# What is the minimum number of things needed to declare you have a variety? [closed]

When people say things like "we have a wide variety of products" or "product x can run in a variety of modes", what is the lowest number of modes or products which one can comfortably call a variety? Is having 2 things, a red and blue widget say, a satisfactory quantity to call "a variety of widgets" ? If not a simple number, perhaps it would be the level of differences between the things? I could safely declare a variety of widgets (red and blue) but not a variety of products (I just have widgets). Thoughts?

Apologies if this is not really "mathematics" but you folk seem to be the perfect group and this sort of comes down to sets perhaps.

## closed as off-topic by Arthur, lioness99a, Namaste, pwerth, Eric WofseyJan 25 at 21:42

This question appears to be off-topic. The users who voted to close gave this specific reason:

• "This question is not about mathematics, within the scope defined in the help center." – Arthur, lioness99a, Namaste, pwerth, Eric Wofsey
If this question can be reworded to fit the rules in the help center, please edit the question.

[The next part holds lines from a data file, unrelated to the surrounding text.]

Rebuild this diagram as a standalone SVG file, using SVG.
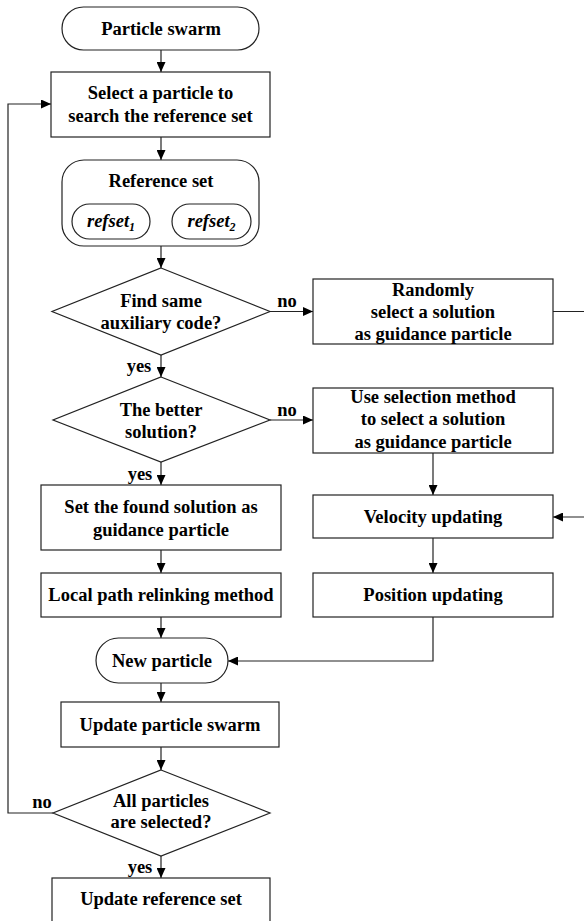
<svg xmlns="http://www.w3.org/2000/svg" width="584" height="921" viewBox="0 0 584 921">
<style>
.s{fill:#fff;stroke:#222;stroke-width:1.2}
.t{font-family:"Liberation Serif","Times New Roman",serif;font-weight:bold;font-size:18.5px;fill:#000;text-anchor:middle}
.i{font-style:italic}
.l{fill:none;stroke:#222;stroke-width:1.2}
</style>
<defs>
<marker id="a" markerUnits="userSpaceOnUse" markerWidth="10" markerHeight="9" refX="10" refY="4.5" orient="auto">
<path d="M0,0 L10,4.5 L0,9 z" fill="#000"/>
</marker>
</defs>
<rect width="584" height="921" fill="#fff"/>
<g id="connectors">
<path class="l" marker-end="url(#a)" d="M161,50 V72"/>
<path class="l" marker-end="url(#a)" d="M161,137 V160"/>
<path class="l" marker-end="url(#a)" d="M161,246 V268"/>
<path class="l" marker-end="url(#a)" d="M270,311.5 H313"/>
<path class="l" marker-end="url(#a)" d="M161,355 V377"/>
<path class="l" marker-end="url(#a)" d="M270,420 H313"/>
<path class="l" marker-end="url(#a)" d="M161,462 V485"/>
<path class="l" marker-end="url(#a)" d="M433,453 V495"/>
<path class="l" marker-end="url(#a)" d="M553,311.5 H585 V517 H553"/>
<path class="l" marker-end="url(#a)" d="M161,550 V573"/>
<path class="l" marker-end="url(#a)" d="M433,538 V573"/>
<path class="l" marker-end="url(#a)" d="M161,617 V638"/>
<path class="l" marker-end="url(#a)" d="M433,617 V661 H228"/>
<path class="l" marker-end="url(#a)" d="M161,683 V702"/>
<path class="l" marker-end="url(#a)" d="M161,747 V770"/>
<path class="l" marker-end="url(#a)" d="M53,813 H8 V104 H51"/>
<path class="l" marker-end="url(#a)" d="M161,856 V878"/>
<text class="t" x="287" y="307">no</text>
<text class="t" x="287" y="416">no</text>
<text class="t" x="42" y="808">no</text>
<text class="t" x="139" y="372">yes</text>
<text class="t" x="140" y="480">yes</text>
<text class="t" x="140" y="873">yes</text>
</g>
<g id="particle-swarm">
<rect class="s" x="62" y="7" width="197" height="43" rx="21.5"/>
<text class="t" x="161" y="35">Particle swarm</text>
</g>
<g id="select-particle">
<rect class="s" x="51" y="72" width="219" height="65"/>
<text class="t" x="160.5" y="99">Select a particle to</text>
<text class="t" x="160.5" y="122">search the reference set</text>
</g>
<g id="reference-set">
<rect class="s" x="62" y="160" width="197" height="86" rx="22"/>
<text class="t" x="161" y="187">Reference set</text>
<rect class="s" x="72" y="204" width="78" height="35" rx="17.5"/>
<text class="t i" x="111" y="227">refset<tspan font-size="12" dy="4">1</tspan></text>
<rect class="s" x="172" y="204" width="79" height="35" rx="17.5"/>
<text class="t i" x="211.5" y="227">refset<tspan font-size="12" dy="4">2</tspan></text>
</g>
<g id="find-same">
<polygon class="s" points="161,268 270,311.5 161,355 52,311.5"/>
<text class="t" x="161" y="307">Find same</text>
<text class="t" x="161" y="329">auxiliary code?</text>
</g>
<g id="randomly">
<rect class="s" x="313" y="279" width="240" height="65"/>
<text class="t" x="433" y="296">Randomly</text>
<text class="t" x="433" y="318">select a solution</text>
<text class="t" x="433" y="340">as guidance particle</text>
</g>
<g id="better-solution">
<polygon class="s" points="161,377 270,420 161,462 53,420"/>
<text class="t" x="161" y="416">The better</text>
<text class="t" x="161" y="438">solution?</text>
</g>
<g id="use-selection">
<rect class="s" x="313" y="388" width="240" height="65"/>
<text class="t" x="433" y="403">Use selection method</text>
<text class="t" x="433" y="425">to select a solution</text>
<text class="t" x="433" y="448">as guidance particle</text>
</g>
<g id="set-found">
<rect class="s" x="41" y="485" width="240" height="65"/>
<text class="t" x="161" y="513">Set the found solution as</text>
<text class="t" x="161" y="536">guidance particle</text>
</g>
<g id="velocity">
<rect class="s" x="313" y="495" width="240" height="43"/>
<text class="t" x="433" y="523">Velocity updating</text>
</g>
<g id="local-path">
<rect class="s" x="41" y="573" width="240" height="44"/>
<text class="t" x="161" y="601">Local path relinking method</text>
</g>
<g id="position">
<rect class="s" x="313" y="573" width="240" height="44"/>
<text class="t" x="433" y="601">Position updating</text>
</g>
<g id="new-particle">
<rect class="s" x="96" y="638" width="132" height="45" rx="22.5"/>
<text class="t" x="162" y="667">New particle</text>
</g>
<g id="update-swarm">
<rect class="s" x="61" y="702" width="218" height="45"/>
<text class="t" x="170" y="731">Update particle swarm</text>
</g>
<g id="all-selected">
<polygon class="s" points="161,770 270,813 161,856 53,813"/>
<text class="t" x="161" y="807">All particles</text>
<text class="t" x="161" y="828">are selected?</text>
</g>
<g id="update-reference">
<rect class="s" x="52" y="878" width="218" height="44"/>
<text class="t" x="161" y="905">Update reference set</text>
</g>
</svg>
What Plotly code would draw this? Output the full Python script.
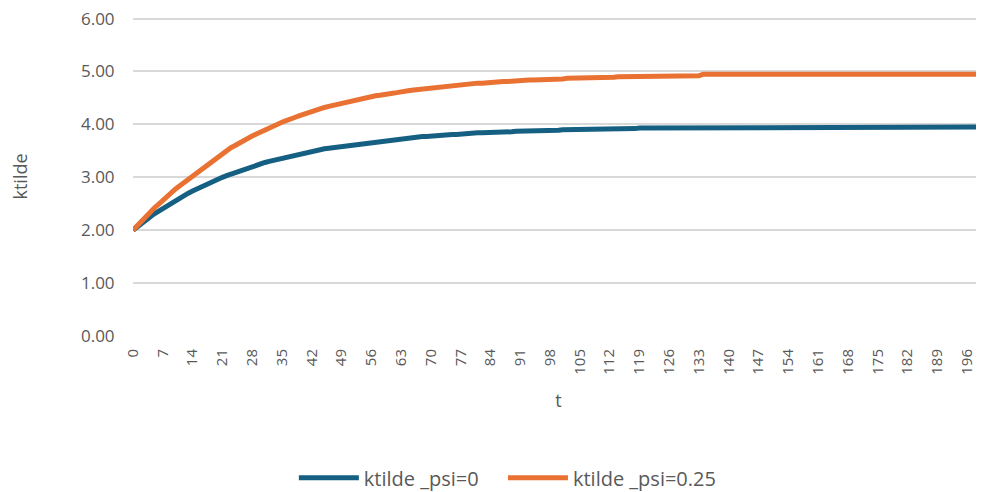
import plotly.graph_objects as go

t = list(range(0, 201))

ktilde_psi0 = [
    2.00, 2.07, 2.13, 2.19, 2.25, 2.31, 2.36, 2.42, 2.47, 2.52,
    2.56, 2.61, 2.66, 2.70, 2.74, 2.78, 2.82, 2.86, 2.90, 2.93,
    2.97, 3.00, 3.03, 3.06, 3.09, 3.12, 3.15, 3.18, 3.20, 3.23,
    3.25, 3.28, 3.30, 3.32, 3.34, 3.36, 3.38, 3.40, 3.42, 3.44,
    3.46, 3.47, 3.49, 3.51, 3.52, 3.54, 3.55, 3.56, 3.58, 3.59,
    3.60, 3.61, 3.63, 3.64, 3.65, 3.66, 3.67, 3.68, 3.69, 3.70,
    3.71, 3.71, 3.72, 3.73, 3.74, 3.74, 3.75, 3.76, 3.77, 3.77,
    3.78, 3.78, 3.79, 3.80, 3.80, 3.81, 3.81, 3.82, 3.82, 3.83,
    3.83, 3.84, 3.84, 3.84, 3.85, 3.85, 3.85, 3.86, 3.86, 3.86,
    3.87, 3.87, 3.87, 3.88, 3.88, 3.88, 3.89, 3.89, 3.89, 3.89,
    3.89, 3.90, 3.90, 3.90, 3.90, 3.90, 3.91, 3.91, 3.91, 3.91,
    3.91, 3.91, 3.92, 3.92, 3.92, 3.92, 3.92, 3.92, 3.92, 3.93,
    3.93, 3.93, 3.93, 3.93, 3.93, 3.93, 3.93,
    3.95, 3.95, 3.95, 3.95, 3.95, 3.95, 3.95, 3.95, 3.95, 3.95,
    3.95, 3.95, 3.95, 3.95, 3.95, 3.95, 3.95, 3.95, 3.95, 3.95,
    3.95, 3.95, 3.95, 3.95, 3.95, 3.95, 3.95, 3.95, 3.95, 3.95,
    3.95, 3.95, 3.95, 3.95, 3.95, 3.95, 3.95, 3.95, 3.95, 3.95,
    3.95, 3.95, 3.95, 3.95, 3.95, 3.95, 3.95, 3.95, 3.95, 3.95,
    3.95, 3.95, 3.95, 3.95, 3.95, 3.95, 3.95, 3.95, 3.95, 3.95,
    3.95, 3.95, 3.95, 3.95, 3.95, 3.95, 3.95, 3.95, 3.95, 3.95,
    3.95, 3.95, 3.95, 3.95,
]

ktilde_psi025 = [
    2.00, 2.09, 2.17, 2.26, 2.34, 2.42, 2.49, 2.57, 2.64, 2.71,
    2.78, 2.84, 2.90, 2.97, 3.03, 3.09, 3.16, 3.22, 3.28, 3.34,
    3.40, 3.45, 3.50, 3.56, 3.60, 3.65, 3.70, 3.74, 3.78, 3.82,
    3.86, 3.90, 3.94, 3.97, 4.01, 4.04, 4.07, 4.11, 4.13, 4.16,
    4.19, 4.22, 4.24, 4.27, 4.29, 4.32, 4.34, 4.36, 4.38, 4.40,
    4.42, 4.44, 4.46, 4.47, 4.49, 4.51, 4.52, 4.54, 4.55, 4.57,
    4.58, 4.59, 4.60, 4.62, 4.63, 4.64, 4.65, 4.66, 4.67, 4.68,
    4.69, 4.70, 4.71, 4.72, 4.73, 4.73, 4.74, 4.75, 4.76, 4.76,
    4.77, 4.78, 4.78, 4.79, 4.79, 4.80, 4.80, 4.81, 4.81, 4.82,
    4.82, 4.83, 4.83, 4.84, 4.84, 4.84, 4.85, 4.85, 4.85, 4.86,
    4.86, 4.86, 4.87, 4.87, 4.87, 4.88, 4.88, 4.88, 4.88, 4.89,
    4.89, 4.89, 4.89, 4.89, 4.90, 4.90, 4.90, 4.90, 4.90, 4.91,
    4.91, 4.91, 4.91, 4.91, 4.91, 4.91, 4.92, 4.92, 4.92, 4.92,
    4.92, 4.92, 4.92, 4.92,
    4.95, 4.95, 4.95, 4.95, 4.95, 4.95, 4.95, 4.95, 4.95, 4.95,
    4.95, 4.95, 4.95, 4.95, 4.95, 4.95, 4.95, 4.95, 4.95, 4.95,
    4.95, 4.95, 4.95, 4.95, 4.95, 4.95, 4.95, 4.95, 4.95, 4.95,
    4.95, 4.95, 4.95, 4.95, 4.95, 4.95, 4.95, 4.95, 4.95, 4.95,
    4.95, 4.95, 4.95, 4.95, 4.95, 4.95, 4.95, 4.95, 4.95, 4.95,
    4.95, 4.95, 4.95, 4.95, 4.95, 4.95, 4.95, 4.95, 4.95, 4.95,
    4.95, 4.95, 4.95, 4.95, 4.95, 4.95, 4.95,
]

x_ticks = list(range(0, 197, 7))
y_ticks = [0, 1, 2, 3, 4, 5, 6]

FONT = "Open Sans"
GRAY = "#595959"

fig = go.Figure()
fig.add_trace(go.Scatter(x=t, y=ktilde_psi0, mode="lines", name="ktilde _psi=0",
                         line=dict(color="#156082", width=5), legend="legend"))
fig.add_trace(go.Scatter(x=t, y=ktilde_psi025, mode="lines", name="ktilde _psi=0.25",
                         line=dict(color="#E97132", width=5), legend="legend2"))

leg_common = dict(orientation="h", xref="container", yref="container",
                  y=0.045, xanchor="left", yanchor="middle",
                  font=dict(size=20, color=GRAY), itemwidth=60,
                  bgcolor="rgba(0,0,0,0)")

fig.update_layout(
    width=984, height=492,
    margin=dict(l=125, r=8, t=9.4, b=164, autoexpand=False),
    paper_bgcolor="white", plot_bgcolor="white",
    font=dict(family=FONT, color=GRAY, size=16),
    showlegend=True,
    legend=dict(x=0.2905, **leg_common),
    legend2=dict(x=0.503, **leg_common),
    xaxis=dict(
        range=[0, 200], tickvals=x_ticks, ticktext=[str(v) for v in x_ticks],
        tickangle=-90, showgrid=False, zeroline=False, showline=False,
        automargin=False,
        ticks="outside", ticklen=6, tickcolor="rgba(0,0,0,0)",
        tickfont=dict(size=15, color=GRAY),
        title=dict(text="t", standoff=20, font=dict(size=18, color=GRAY)),
    ),
    yaxis=dict(
        range=[0, 6.03], tickvals=y_ticks, tickformat=".2f",
        showgrid=True, gridcolor="#d9d9d9", gridwidth=1.5,
        zeroline=False, showline=False, automargin=False,
        ticklabeloverflow="allow",
        ticks="outside", ticklen=14, tickcolor="rgba(0,0,0,0)",
        tickfont=dict(size=17, color=GRAY),
        title=dict(text="ktilde", standoff=50, font=dict(size=18, color=GRAY)),
    ),
)

fig.write_html("out.html")
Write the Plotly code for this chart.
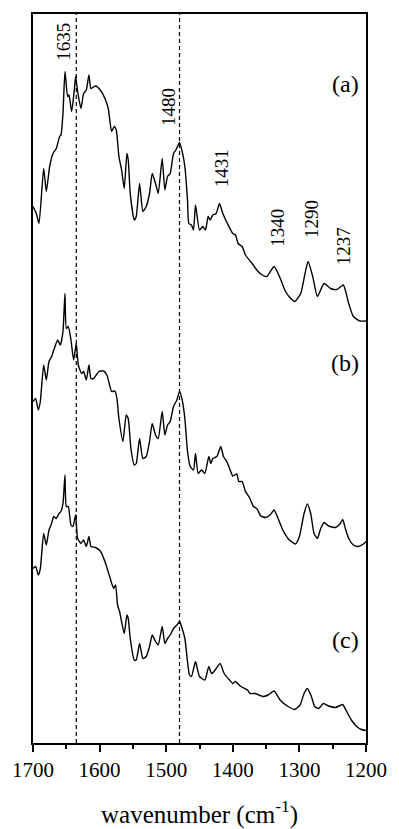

• It's a language thing (and a marketing thing), not a mathematics thing. Marketers are (depending on country) allowed to say basically whatever they want. Especially when using vague words like "variety" and "many". So without reading minds, there is no way to know what they mean when they say it. Nor is it possible to tell whether they mean what they say. – Arthur Jan 25 at 12:25
• This is maybe a question for "English Language and Usage". – Mark S. Jan 25 at 13:19
• @Arthur - I am sure they don't mean what they say....marketeers that is :) – Jon Holland Jan 25 at 13:26
• This is clearly related to the Sorites paradox. – Somos Jan 25 at 14:47
• @Somos Ah yes I have also been considering (another marketing term) the use of "heaps of..." in descriptions and wondering what one could call a heap ... and when it doesn't conform to that description. The Sorites paradox is very interesting - thanks – Jon Holland Jan 28 at 9:34

The mathematical approach would be to recognise that "wide variety" isn't well defined and either avoid it or say something like "For the purposes of this problem, I will treat a wide variety of $$x$$ as meaning . . . " and proceed to define it in whatever way suits the problem at hand.